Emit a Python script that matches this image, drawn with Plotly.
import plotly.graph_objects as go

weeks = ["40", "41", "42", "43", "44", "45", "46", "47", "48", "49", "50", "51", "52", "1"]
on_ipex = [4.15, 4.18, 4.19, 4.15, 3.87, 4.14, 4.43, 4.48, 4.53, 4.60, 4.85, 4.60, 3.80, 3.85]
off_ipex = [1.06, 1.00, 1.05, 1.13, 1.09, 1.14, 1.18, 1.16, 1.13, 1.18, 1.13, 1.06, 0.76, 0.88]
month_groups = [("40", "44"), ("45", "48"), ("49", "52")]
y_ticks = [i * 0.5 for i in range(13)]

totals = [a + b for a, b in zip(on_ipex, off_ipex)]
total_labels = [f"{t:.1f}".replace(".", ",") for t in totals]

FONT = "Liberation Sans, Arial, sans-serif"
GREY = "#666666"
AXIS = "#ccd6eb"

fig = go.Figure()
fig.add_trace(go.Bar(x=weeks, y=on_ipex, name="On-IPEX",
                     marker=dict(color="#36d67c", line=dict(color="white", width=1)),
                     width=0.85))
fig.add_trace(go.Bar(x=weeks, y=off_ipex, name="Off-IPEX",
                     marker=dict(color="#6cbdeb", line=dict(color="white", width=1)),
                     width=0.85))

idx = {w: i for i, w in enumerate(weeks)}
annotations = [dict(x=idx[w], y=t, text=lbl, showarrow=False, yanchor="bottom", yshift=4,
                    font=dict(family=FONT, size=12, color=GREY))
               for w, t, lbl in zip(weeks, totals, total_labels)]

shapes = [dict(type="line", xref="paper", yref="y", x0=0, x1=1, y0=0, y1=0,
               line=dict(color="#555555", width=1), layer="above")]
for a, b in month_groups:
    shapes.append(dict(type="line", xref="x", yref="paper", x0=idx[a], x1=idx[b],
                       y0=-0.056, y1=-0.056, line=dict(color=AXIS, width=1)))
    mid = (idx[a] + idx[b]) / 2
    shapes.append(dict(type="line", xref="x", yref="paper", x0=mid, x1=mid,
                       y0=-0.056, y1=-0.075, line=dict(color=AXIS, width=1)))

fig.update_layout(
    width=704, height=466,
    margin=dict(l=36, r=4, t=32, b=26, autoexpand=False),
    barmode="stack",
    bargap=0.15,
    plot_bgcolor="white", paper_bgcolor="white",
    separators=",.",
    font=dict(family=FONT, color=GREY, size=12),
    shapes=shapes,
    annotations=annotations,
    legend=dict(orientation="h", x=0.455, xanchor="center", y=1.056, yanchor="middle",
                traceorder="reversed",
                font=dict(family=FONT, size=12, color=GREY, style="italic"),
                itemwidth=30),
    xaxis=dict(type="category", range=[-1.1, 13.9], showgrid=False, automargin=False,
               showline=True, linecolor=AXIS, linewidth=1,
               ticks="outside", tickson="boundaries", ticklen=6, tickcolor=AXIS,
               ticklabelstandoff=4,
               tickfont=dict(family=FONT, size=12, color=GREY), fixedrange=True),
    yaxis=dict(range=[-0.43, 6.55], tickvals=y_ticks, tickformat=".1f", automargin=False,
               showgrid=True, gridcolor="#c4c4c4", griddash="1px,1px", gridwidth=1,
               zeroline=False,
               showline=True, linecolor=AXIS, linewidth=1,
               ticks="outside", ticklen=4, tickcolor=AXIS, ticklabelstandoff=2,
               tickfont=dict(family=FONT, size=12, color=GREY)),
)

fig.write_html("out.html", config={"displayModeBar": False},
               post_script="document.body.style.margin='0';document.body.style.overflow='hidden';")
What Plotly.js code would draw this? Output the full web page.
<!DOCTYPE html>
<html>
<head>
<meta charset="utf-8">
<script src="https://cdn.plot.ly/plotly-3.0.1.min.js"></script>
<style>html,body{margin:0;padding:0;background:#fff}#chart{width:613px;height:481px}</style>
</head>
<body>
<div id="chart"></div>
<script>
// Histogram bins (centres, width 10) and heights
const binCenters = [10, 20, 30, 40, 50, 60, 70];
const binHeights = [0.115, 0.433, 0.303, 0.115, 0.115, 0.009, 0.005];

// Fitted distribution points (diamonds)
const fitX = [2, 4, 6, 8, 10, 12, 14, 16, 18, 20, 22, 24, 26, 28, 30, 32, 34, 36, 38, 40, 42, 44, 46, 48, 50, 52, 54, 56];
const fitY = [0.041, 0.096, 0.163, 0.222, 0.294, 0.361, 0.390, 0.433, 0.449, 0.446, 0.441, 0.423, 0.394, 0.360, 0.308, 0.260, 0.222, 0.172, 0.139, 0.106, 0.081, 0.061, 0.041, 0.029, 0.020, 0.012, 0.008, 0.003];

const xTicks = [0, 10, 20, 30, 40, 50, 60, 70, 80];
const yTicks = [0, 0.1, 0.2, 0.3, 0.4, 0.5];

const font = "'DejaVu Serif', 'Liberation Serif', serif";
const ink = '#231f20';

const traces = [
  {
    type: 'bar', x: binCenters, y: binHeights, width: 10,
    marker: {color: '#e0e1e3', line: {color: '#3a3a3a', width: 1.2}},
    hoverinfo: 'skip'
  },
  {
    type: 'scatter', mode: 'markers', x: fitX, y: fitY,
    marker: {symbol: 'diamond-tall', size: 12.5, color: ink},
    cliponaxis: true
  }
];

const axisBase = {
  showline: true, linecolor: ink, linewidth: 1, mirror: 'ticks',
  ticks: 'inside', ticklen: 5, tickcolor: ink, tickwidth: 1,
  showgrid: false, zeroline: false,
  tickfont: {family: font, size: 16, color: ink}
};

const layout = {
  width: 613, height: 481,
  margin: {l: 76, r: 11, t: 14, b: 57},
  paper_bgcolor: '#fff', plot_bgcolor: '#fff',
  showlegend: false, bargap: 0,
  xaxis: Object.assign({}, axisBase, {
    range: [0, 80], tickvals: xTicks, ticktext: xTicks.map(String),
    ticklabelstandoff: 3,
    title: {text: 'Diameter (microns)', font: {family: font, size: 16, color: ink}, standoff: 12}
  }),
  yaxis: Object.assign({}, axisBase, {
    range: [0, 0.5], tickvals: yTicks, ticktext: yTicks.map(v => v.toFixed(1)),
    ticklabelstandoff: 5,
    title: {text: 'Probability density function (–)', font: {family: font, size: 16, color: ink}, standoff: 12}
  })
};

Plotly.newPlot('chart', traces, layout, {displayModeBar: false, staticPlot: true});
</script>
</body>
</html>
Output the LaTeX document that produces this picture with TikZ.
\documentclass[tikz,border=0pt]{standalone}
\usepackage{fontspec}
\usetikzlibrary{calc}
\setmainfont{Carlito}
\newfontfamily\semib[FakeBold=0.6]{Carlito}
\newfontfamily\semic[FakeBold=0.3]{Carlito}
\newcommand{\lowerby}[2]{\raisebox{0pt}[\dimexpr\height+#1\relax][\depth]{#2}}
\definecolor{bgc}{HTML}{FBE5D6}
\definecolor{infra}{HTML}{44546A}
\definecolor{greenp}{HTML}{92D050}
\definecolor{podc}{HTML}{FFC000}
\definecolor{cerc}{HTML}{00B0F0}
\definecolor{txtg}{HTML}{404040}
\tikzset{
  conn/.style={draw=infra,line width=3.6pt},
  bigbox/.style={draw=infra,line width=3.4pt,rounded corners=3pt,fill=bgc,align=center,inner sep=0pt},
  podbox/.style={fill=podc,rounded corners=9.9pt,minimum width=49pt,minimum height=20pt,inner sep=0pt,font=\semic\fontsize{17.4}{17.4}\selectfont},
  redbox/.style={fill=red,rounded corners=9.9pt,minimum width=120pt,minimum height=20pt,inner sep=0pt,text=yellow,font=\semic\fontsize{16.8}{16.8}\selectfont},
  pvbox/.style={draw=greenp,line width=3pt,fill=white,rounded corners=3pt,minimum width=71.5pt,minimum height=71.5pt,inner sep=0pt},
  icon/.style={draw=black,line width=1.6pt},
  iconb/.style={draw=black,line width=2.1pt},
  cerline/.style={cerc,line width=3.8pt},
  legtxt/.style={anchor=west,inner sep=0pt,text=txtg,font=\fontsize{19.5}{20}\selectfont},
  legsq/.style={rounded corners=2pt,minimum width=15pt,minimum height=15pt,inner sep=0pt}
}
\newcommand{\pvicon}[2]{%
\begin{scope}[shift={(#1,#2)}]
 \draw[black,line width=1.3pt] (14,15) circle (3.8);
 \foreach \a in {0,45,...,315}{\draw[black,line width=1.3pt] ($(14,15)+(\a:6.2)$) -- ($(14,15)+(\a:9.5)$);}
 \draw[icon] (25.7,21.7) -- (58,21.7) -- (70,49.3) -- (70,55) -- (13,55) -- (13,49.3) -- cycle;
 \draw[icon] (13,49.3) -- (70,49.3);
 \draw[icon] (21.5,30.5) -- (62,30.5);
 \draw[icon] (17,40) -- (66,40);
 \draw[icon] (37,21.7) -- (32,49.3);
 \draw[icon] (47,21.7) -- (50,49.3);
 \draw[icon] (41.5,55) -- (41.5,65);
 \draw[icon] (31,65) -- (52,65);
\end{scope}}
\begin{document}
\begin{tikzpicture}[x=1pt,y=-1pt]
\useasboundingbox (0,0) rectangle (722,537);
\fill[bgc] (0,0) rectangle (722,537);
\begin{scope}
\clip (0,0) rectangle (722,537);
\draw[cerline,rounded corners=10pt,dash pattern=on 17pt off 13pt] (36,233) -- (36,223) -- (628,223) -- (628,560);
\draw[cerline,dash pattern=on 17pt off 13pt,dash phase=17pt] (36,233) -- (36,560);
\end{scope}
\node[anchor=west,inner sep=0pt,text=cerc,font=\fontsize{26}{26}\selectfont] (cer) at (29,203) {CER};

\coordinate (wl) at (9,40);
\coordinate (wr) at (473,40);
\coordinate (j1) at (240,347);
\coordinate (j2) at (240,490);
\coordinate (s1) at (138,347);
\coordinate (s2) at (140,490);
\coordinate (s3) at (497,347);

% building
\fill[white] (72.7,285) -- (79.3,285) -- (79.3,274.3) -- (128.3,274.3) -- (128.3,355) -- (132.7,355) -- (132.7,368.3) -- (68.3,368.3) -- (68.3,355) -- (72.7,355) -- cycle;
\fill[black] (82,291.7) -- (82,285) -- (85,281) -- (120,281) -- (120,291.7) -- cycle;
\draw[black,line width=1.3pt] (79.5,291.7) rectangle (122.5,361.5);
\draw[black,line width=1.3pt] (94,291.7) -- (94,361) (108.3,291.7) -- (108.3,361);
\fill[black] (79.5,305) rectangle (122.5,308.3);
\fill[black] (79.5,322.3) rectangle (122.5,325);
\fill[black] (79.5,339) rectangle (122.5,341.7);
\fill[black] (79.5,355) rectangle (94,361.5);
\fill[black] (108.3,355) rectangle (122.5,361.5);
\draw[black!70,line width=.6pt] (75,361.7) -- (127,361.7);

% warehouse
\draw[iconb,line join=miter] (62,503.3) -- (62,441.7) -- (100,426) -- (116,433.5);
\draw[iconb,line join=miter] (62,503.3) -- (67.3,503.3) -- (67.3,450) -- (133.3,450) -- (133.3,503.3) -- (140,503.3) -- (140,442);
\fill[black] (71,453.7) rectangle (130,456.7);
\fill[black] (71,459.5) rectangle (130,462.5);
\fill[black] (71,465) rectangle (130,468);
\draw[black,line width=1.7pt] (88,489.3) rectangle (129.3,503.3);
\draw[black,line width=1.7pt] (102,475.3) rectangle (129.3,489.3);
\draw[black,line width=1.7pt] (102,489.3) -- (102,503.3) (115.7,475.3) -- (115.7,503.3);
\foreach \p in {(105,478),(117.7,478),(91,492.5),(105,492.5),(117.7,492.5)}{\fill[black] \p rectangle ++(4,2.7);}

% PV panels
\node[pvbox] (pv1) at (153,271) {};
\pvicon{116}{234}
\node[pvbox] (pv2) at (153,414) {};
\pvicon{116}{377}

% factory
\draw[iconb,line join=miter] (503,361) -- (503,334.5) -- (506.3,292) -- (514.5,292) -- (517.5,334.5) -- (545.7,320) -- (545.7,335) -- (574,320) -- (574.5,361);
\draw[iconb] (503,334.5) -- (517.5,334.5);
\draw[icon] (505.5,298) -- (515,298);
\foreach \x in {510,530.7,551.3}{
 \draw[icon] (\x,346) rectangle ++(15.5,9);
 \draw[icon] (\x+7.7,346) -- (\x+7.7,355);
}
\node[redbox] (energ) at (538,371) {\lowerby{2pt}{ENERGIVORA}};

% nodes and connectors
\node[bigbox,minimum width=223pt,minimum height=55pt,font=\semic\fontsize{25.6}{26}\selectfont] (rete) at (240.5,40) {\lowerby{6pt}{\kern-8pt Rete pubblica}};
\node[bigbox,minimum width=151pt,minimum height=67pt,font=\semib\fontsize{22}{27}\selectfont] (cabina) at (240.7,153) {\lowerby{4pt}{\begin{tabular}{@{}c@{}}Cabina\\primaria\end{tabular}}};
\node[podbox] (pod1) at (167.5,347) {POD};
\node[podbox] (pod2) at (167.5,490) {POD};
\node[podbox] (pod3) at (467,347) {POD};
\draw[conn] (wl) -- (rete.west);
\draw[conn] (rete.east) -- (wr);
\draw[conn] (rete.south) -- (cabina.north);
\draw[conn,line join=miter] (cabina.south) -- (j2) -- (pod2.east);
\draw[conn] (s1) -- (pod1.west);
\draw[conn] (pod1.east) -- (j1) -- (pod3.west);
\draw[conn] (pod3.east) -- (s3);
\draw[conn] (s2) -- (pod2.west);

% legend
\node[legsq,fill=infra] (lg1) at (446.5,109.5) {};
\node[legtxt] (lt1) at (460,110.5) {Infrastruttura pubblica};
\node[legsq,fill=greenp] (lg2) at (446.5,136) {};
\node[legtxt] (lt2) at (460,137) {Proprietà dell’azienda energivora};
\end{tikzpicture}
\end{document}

※ ※ ※

### WHAT IS BEING ASKED
Return the opening line of the data and every line after it through the line containing "t in totals]", please, exactly as written and with nothing added.

### EXERCISE OUTPUT
Emit a Python script that matches this image, drawn with Plotly.
import plotly.graph_objects as go

weeks = ["40", "41", "42", "43", "44", "45", "46", "47", "48", "49", "50", "51", "52", "1"]
on_ipex = [4.15, 4.18, 4.19, 4.15, 3.87, 4.14, 4.43, 4.48, 4.53, 4.60, 4.85, 4.60, 3.80, 3.85]
off_ipex = [1.06, 1.00, 1.05, 1.13, 1.09, 1.14, 1.18, 1.16, 1.13, 1.18, 1.13, 1.06, 0.76, 0.88]
month_groups = [("40", "44"), ("45", "48"), ("49", "52")]
y_ticks = [i * 0.5 for i in range(13)]

totals = [a + b for a, b in zip(on_ipex, off_ipex)]
total_labels = [f"{t:.1f}".replace(".", ",") for t in totals]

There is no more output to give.